Pompeo brought the Trump administration’s anti-Iran message to Gulf Arab states on Friday as he continued his nine-nation tour of the Middle East.
He was traveling to Bahrain and the United Arab Emirates, where he will call for increasing pressure on Iran and push for unity among Gulf neighbors still embroiled in a festering dispute with Qatar. He’ll also be promoting a US-backed initiative to form what some have termed an “Arab NATO” that would bring the region together in a military alliance to counter threats from Iran.
In Bahrain, the UAE and later Qatar, Saudi Arabia, Oman and Kuwait, Pompeo will also be making the case as he did on previous stops in Jordan, Iraq and Egypt that Trump’s decision to pull US troops from Syria is not a sign Washington is retreating from the fight against the Islamic State group.
Pompeo kicked off the Gulf portion of his tour after a stop in Cairo, where he delivered a scathing rebuke of former president Barack Obama’s Middle East policies that Obama had outlined in a 2009 address to the Arab and broader Muslim world.
In a speech entitled “A Force for Good: America’s Reinvigorated Role in the Middle East,” Pompeo accused the former president of “misguided” thinking that diminished America’s role in the region while harming its longtime friends and emboldening Iran.
Pompeo blamed the previous administration’s approach to the Mideast for the ills that consume it now, particularly the rise of the Islamic State group in Iraq and Syria and Iran’s increasing assertiveness, which he said was a direct result of sanctions relief, since rescinded by the Trump administration, granted to it under the 2015 nuclear deal.

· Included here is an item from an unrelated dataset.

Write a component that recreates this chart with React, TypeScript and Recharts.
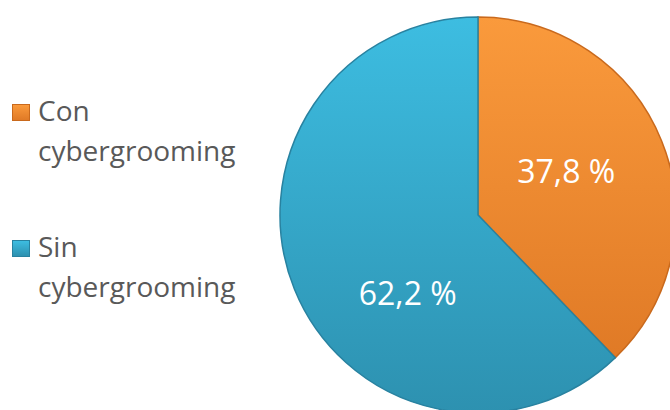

Since withdrawing from the nuclear deal last year, the administration has steadily ratcheted up pressure on Tehran and routinely accuses the nation of being the most destabilizing influence in the region. It has vowed to increase the pressure until Iran halts what US officials describe as its “malign activities” throughout the Mideast and elsewhere, including support for rebels in Yemen, anti-Israel groups, and Syrian President Bashar Assad.